Por promessa a primeira alvorada era realizada na residência do Senhor Raulino Bispo de Oliveira, desde a segunda metade da década de 1940 até o ano de 1996, quando o “velho Raulas” ficou doente (AVC) e interrompeu a tradição de quase seis décadas.

As alvoradas na casa de Raulino eram animadas e muito aguardadas por todos os anageenses; em especial, pelo pitoresco personagem Antônio Batata - o popular Tõe Batata. Tõe Batata vivia embriagado pelas poucas ruas da cidadezinha. Tõe era exibido. Ousado. E muito debochado. Contava nos dedos os dias para chegar logo o mês de junho, pois, era um participante assíduo do folguedo. Já acordava bêbado e ia atrás da comida, mas principalmente das bebidas que eram servidas nas alvoradas.

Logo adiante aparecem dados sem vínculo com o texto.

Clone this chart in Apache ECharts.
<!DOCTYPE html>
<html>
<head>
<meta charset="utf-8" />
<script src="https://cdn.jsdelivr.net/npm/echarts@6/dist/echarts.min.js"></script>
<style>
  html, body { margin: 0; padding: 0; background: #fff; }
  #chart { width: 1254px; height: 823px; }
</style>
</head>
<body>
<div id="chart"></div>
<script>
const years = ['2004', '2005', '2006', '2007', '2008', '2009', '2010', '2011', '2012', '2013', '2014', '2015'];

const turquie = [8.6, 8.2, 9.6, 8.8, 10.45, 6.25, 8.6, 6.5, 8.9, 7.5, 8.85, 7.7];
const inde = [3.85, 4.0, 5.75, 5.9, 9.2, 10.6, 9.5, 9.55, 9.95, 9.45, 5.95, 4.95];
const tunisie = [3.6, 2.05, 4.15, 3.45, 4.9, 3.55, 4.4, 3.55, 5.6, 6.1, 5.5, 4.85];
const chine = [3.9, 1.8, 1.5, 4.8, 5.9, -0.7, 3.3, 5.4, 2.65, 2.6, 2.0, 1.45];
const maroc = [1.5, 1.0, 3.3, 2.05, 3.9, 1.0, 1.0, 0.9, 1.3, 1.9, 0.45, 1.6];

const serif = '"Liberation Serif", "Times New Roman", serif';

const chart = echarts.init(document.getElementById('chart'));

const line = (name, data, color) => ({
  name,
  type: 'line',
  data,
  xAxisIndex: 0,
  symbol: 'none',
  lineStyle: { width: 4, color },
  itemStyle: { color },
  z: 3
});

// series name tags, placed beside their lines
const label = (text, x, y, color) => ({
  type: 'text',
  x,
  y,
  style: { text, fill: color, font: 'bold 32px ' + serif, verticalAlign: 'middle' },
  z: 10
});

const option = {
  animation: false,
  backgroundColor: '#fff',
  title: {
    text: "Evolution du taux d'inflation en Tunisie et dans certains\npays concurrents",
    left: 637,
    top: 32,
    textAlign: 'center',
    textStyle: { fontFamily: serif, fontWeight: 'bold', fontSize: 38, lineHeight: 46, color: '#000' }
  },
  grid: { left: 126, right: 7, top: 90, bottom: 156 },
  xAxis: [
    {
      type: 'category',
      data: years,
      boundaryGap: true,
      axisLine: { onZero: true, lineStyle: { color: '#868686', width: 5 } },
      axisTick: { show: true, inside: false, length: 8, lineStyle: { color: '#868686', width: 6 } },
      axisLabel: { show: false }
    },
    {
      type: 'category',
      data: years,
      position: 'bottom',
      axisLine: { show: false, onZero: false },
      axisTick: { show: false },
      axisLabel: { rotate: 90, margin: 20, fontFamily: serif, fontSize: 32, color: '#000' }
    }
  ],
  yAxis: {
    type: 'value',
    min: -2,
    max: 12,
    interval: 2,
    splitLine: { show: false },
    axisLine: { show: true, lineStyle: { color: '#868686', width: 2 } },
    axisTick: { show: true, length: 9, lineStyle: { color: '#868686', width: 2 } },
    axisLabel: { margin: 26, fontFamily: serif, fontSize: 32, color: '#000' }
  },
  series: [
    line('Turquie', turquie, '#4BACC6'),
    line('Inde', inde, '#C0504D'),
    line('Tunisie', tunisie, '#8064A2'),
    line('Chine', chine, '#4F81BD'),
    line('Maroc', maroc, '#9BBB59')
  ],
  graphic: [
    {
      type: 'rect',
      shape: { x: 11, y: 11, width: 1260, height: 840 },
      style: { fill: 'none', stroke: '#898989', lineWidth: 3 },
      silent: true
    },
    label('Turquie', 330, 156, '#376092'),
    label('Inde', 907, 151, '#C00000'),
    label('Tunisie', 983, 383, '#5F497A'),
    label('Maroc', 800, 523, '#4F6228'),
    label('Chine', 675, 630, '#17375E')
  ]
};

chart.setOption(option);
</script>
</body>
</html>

Mesmo amante da tradição, Tõe Batata não poupava críticas a todas as alvoradas realizadas no lugarejo, por mais bem organizadas que fossem Tõe não poupava os adjetivos pejorativos para diminuir e ofuscar o brilho da festa da madrugada. Eram os botecos da cidade o cenário escolhido por Tõe para “meter a língua” na quantidade da comida, da bebida, na organização, nos organizadores, enfim, em absolutamente tudo.

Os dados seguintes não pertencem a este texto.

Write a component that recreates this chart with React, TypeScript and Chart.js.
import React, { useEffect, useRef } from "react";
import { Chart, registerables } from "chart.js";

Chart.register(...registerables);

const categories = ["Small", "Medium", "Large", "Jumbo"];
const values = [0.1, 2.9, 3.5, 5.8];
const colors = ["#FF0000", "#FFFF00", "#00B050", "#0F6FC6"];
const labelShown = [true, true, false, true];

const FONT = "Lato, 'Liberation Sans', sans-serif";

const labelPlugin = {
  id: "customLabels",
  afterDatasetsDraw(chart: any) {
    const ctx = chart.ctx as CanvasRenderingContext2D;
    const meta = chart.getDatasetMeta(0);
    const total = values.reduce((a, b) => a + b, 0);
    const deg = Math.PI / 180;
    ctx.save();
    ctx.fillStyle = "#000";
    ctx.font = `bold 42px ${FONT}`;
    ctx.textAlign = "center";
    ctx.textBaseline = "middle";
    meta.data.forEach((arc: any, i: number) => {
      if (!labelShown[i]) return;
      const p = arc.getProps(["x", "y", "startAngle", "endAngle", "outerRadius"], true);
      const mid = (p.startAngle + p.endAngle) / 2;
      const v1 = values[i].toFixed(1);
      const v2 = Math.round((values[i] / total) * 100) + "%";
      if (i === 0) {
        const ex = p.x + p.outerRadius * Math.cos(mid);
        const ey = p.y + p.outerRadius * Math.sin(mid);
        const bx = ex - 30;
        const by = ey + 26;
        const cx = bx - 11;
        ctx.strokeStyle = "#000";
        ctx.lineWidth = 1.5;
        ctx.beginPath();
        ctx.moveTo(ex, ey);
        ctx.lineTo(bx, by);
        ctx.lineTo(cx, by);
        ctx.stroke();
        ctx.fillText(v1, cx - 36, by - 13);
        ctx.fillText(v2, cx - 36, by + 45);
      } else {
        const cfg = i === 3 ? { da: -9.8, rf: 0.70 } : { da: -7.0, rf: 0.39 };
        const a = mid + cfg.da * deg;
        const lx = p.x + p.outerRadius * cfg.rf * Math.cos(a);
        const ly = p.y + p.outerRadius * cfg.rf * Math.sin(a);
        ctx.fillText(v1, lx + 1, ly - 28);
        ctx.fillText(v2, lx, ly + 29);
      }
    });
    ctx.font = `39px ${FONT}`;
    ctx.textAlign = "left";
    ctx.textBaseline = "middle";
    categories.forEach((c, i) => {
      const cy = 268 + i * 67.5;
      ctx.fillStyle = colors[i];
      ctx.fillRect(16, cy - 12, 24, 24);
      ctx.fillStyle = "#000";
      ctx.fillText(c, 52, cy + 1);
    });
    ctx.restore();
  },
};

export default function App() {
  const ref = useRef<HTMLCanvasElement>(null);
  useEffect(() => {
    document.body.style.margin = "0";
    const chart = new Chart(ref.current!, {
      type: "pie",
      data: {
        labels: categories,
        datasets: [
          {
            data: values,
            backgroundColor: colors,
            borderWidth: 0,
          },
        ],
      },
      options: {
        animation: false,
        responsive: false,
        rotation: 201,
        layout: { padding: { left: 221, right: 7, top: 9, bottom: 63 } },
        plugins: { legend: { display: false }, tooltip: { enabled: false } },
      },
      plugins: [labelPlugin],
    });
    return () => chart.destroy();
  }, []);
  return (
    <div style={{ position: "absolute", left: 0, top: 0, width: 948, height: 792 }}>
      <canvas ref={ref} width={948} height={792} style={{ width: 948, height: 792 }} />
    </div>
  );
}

Conhecedor da língua ferina de Tõe Batata, Irismar Freire - Mazinho, o filho mais velho do casal Raulino e Sissi, organizou uma alvorada na segunda metade da década de 1970, tendo como objetivo principal arrancar um comentário elogioso referente à alvorada organizada por sua família. Solicitou a todos da sua casa e das pessoas que serviriam na alvorada que não deixassem nada faltar para Tõe Batata. Dito e feito. Muita carne de bode no prato de Tõe, muita bebida. A todo o momento Mazinho e Anísio - filhos do casal Raulino e Sissi, completavam o prato de Tõe com carne de bode, de porco e galinha e serviam o seu profundo copo com os mais diversos sabores de batidas. Terminada a alvorada, todos cansados foram dormir convictos de que desta vez arrancariam comentários elogiosos de Tõe Batata.

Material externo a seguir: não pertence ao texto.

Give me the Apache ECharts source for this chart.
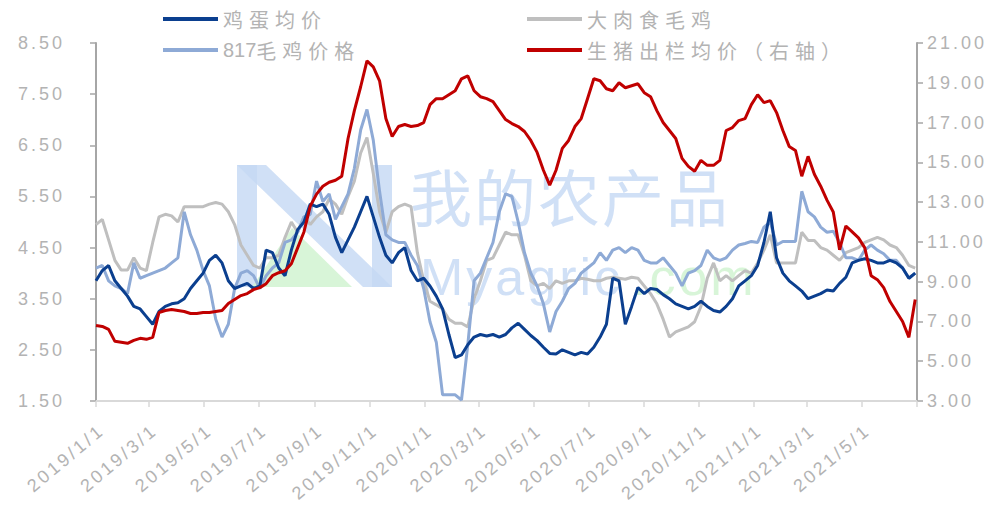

Tõe saiu da alvorada da casa de Raulino direto para tomar mais um gole num boteco da rua principal da cidade, e, o seu primeiro comentário do dia foi dizer - com sua voz trêmula e entre cortada:
__A farofa de bode da alvorada de Raulino só tinha farinha...
Bons tempos!
VIVA SÃO JOÃO!

Anagé, Bahia, 03 de junho de 2014.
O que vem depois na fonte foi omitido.